Frikadeller appear on Danish dinner tables two to three times weekly in average households. These pan-fried meatballs contain ground pork and veal in roughly two-to-one ratio, mixed with flour, egg, milk, chopped onion, and salt. The mixture reaches correct consistency when it spreads slightly when dropped in a hot pan but holds together during frying, typically achieved with 100 grams of flour and 200 milliliters of milk per kilogram of meat. Danish cooks shape frikadeller using two tablespoons in a back-and-forth motion that creates an oval patty approximately ten centimeters long and two centimeters thick. Frying occurs in butter or pork fat at medium-high heat for four minutes per side. The dish entered Danish home cooking in the early 1800s, adapted from German and Austrian meatball traditions but distinguished by higher milk content and flatter shape. Commercial versions sold frozen in Danish supermarkets contain chicken and turkey rather than pork and veal, responding to cost pressures and religious dietary requirements in export markets.
Herring sustained Danish populations through medieval winters and remains central to traditional food culture despite declining consumption among Danes under forty. The Baltic Sea and North Sea herring fisheries employed thirty thousand Danish fishermen in 1900, and salted herring was Denmark's third-largest export commodity after butter and pork until 1950. Traditional preparations include spegesild, herring cured in salt brine for three weeks then stored in spiced vinegar; marinerede sild, herring fillets pickled in vinegar with sugar, onion, and spices; and kryddersild, herring in curry-spiced marinade. Danes consume herring at lunch on rugbrød, at Easter lunch tables, and during midsummer celebrations, but per capita consumption has declined from eight kilograms annually in 1960 to 2.3 kilograms in 2020. Bornholm island maintains distinct herring traditions including røgede sild, herring smoked over alder wood for four to six hours in smokehouses that have operated continuously since the 1850s. The Baltic herring population collapsed by sixty percent between 1980 and 2010 due to overfishing and climate change effects, leading to EU-imposed quotas that reduced Danish herring catch from 48,000 tons in 2010 to 19,000 tons in 2020.

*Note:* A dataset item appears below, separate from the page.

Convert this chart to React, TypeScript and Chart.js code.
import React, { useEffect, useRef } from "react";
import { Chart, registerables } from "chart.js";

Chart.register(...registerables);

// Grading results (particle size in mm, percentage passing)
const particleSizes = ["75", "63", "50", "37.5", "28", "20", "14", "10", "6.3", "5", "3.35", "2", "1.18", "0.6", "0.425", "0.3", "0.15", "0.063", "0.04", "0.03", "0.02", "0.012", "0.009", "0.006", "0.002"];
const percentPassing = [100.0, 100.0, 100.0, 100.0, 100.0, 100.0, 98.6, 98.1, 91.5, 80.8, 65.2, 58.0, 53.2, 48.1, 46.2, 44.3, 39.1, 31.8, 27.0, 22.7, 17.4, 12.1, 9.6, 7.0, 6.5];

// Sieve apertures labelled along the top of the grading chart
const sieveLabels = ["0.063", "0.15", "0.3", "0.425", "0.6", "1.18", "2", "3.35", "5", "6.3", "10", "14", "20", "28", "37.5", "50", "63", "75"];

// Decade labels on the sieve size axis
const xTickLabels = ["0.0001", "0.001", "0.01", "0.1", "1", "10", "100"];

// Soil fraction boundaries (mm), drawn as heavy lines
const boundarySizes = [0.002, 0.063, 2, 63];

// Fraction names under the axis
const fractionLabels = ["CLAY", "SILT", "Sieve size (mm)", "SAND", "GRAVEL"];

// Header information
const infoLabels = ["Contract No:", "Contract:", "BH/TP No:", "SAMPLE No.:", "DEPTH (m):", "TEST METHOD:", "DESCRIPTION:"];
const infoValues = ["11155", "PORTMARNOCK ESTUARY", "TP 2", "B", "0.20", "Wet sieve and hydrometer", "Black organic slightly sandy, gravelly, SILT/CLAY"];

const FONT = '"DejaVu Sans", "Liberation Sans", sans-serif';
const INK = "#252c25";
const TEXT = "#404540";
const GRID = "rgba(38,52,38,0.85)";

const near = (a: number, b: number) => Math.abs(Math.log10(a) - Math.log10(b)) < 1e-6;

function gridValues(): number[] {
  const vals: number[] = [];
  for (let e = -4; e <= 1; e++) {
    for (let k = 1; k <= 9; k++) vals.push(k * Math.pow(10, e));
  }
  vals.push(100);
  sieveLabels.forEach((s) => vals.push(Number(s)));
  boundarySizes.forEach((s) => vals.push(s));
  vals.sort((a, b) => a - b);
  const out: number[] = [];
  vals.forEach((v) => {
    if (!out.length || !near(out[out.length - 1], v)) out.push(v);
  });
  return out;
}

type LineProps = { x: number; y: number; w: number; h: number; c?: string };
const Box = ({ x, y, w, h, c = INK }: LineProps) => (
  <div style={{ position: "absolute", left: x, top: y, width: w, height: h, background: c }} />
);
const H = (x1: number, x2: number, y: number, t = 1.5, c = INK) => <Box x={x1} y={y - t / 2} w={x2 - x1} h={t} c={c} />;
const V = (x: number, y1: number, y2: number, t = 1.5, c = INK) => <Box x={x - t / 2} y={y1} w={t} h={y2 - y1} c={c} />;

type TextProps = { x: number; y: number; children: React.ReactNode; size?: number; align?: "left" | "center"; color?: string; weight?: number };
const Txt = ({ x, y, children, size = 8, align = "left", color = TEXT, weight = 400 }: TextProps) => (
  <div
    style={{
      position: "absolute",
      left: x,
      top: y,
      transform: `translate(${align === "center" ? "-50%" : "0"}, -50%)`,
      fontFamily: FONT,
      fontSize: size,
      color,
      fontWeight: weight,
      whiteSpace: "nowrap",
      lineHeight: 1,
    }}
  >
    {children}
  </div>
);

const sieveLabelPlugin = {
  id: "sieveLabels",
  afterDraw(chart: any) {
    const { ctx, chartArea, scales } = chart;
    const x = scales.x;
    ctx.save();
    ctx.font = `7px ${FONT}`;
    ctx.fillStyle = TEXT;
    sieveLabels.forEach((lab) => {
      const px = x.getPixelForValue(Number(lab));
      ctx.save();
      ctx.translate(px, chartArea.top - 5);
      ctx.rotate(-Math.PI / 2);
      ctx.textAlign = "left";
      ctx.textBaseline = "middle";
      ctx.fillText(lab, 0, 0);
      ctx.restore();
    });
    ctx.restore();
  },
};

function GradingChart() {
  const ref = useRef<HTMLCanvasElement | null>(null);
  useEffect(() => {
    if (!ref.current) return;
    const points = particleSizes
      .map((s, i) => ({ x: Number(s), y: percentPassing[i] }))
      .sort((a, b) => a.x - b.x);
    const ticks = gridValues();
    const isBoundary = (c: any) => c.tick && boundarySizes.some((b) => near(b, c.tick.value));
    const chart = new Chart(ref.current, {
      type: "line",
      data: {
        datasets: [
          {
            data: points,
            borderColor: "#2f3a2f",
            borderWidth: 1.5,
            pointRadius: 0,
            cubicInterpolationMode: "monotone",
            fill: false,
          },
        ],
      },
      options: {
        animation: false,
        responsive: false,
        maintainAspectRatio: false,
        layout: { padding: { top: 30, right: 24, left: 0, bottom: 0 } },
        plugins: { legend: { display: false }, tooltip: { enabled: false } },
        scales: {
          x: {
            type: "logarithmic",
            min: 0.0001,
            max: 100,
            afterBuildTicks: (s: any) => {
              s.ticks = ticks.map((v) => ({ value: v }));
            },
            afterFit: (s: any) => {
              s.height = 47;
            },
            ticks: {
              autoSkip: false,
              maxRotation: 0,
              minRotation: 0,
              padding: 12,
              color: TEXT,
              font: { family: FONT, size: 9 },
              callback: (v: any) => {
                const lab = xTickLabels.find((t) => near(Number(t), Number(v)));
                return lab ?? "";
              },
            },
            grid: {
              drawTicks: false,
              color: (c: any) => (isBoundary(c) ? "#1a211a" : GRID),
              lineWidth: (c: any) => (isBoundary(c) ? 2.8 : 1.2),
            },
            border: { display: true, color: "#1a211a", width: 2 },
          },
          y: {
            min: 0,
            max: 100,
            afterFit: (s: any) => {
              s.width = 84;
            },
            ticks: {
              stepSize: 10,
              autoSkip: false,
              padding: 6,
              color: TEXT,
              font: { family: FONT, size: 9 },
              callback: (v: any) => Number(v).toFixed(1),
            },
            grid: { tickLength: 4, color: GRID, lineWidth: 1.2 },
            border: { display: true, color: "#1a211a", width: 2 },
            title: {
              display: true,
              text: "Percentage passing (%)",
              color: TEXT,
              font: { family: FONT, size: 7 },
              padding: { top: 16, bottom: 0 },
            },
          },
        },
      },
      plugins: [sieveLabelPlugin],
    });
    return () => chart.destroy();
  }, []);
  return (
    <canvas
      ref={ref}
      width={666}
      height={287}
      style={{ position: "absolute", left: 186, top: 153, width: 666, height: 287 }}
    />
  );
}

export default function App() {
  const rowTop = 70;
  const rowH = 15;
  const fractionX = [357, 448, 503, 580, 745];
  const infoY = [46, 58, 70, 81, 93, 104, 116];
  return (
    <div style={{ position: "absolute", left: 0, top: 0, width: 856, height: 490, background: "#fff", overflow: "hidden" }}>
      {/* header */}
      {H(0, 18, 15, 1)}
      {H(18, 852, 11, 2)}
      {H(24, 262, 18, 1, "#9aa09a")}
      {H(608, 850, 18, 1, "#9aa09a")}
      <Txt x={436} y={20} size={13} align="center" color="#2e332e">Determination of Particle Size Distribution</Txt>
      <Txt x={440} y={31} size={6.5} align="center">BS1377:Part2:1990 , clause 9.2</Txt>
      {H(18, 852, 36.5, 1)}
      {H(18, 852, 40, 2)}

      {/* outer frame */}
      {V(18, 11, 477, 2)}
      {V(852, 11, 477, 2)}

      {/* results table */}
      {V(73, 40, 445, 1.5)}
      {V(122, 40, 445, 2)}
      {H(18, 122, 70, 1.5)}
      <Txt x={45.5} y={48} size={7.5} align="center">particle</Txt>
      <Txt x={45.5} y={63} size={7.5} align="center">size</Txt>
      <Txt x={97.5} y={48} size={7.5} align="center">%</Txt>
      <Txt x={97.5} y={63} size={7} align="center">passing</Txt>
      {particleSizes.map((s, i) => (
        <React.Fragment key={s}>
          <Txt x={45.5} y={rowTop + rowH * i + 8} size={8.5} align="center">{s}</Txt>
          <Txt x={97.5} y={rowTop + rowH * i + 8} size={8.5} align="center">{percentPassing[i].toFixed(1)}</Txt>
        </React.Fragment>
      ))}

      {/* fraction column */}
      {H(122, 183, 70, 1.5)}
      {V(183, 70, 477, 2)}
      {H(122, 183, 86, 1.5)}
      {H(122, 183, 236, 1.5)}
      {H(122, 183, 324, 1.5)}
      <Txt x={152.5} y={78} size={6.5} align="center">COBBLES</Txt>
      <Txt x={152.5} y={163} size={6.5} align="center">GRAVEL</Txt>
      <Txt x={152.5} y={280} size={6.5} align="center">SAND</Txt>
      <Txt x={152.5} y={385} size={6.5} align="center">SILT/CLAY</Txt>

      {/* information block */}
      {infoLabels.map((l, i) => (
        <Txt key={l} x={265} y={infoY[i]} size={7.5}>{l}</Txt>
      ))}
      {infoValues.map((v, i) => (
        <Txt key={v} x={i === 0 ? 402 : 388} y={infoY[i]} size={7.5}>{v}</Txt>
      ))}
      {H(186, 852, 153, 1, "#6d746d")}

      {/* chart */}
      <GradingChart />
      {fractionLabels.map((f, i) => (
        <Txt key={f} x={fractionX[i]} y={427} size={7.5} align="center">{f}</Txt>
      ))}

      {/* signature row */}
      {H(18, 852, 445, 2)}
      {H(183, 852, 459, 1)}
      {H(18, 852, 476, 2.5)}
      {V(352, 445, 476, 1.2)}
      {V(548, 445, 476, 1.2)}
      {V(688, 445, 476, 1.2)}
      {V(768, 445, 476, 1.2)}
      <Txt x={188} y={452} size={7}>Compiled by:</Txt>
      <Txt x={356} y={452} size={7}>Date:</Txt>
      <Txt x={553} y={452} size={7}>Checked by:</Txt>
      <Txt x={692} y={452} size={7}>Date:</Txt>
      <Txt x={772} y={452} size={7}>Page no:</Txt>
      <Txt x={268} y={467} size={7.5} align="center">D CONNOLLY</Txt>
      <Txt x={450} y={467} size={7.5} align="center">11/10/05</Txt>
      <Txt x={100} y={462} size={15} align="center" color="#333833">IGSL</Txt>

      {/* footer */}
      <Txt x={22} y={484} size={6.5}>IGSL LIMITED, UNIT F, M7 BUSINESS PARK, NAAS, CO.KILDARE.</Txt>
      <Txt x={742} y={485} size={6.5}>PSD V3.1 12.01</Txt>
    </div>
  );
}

Wienerbrød, called Danish pastry in English-speaking countries but Vienna bread in Denmark, originated when Danish bakers traveled to Vienna in the 1840s to learn Austrian pastry techniques during a local bakers' strike. The pastry requires laminated dough made by folding butter into yeast dough through multiple rolling and folding cycles, creating twenty-seven layers that puff during baking. Danish versions contain higher sugar content and softer texture than French croissants or Austrian plunder, and traditional shapes include spandauer, a square pastry with custard center and fruit topping; snegle, cinnamon rolls shaped like spirals; and frøsnapper, pretzel-shaped pastries with pearl sugar topping. The Copenhagen bakery Lagkagehuset, founded in 1984, operates forty-two locations and bakes wienerbrød fresh every three hours throughout the day, with morning sales accounting for sixty percent of revenue. Industrial production of wienerbrød began in Denmark in 1920 when baker Frederik Jacobsen developed techniques for mechanized lamination, and Danish companies including Kohberg now export frozen wienerbrød dough to seventy countries.
Æbleskiver occupy a specific position in Danish food traditions tied to Christmas season and winter celebrations. These spherical pancakes cook in special cast-iron pans with seven half-sphere indentations, each depression creating one æbleskive approximately five centimeters in diameter. The batter contains wheat flour, eggs, buttermilk, sugar, cardamom, and salt, with some recipes adding vanilla or lemon zest. Cooking requires turning each æbleskive ninety degrees every thirty seconds using a knitting needle or wooden skewer, creating a ball shape from the liquid batter. The name translates as apple slices because original 1700s recipes included apple pieces in the batter, but modern versions typically contain no fruit, serving plain with powdered sugar and strawberry jam. Danes consume æbleskiver primarily in December, with sales of specialized æbleskiver pans increasing 400 percent in November according to kitchenware retailers. The tradition connects to medieval Catholic practices of making rich foods during Christmas season when fasting restrictions lifted, and recipes for spherical fried cakes appear in Danish cookbooks from 1720.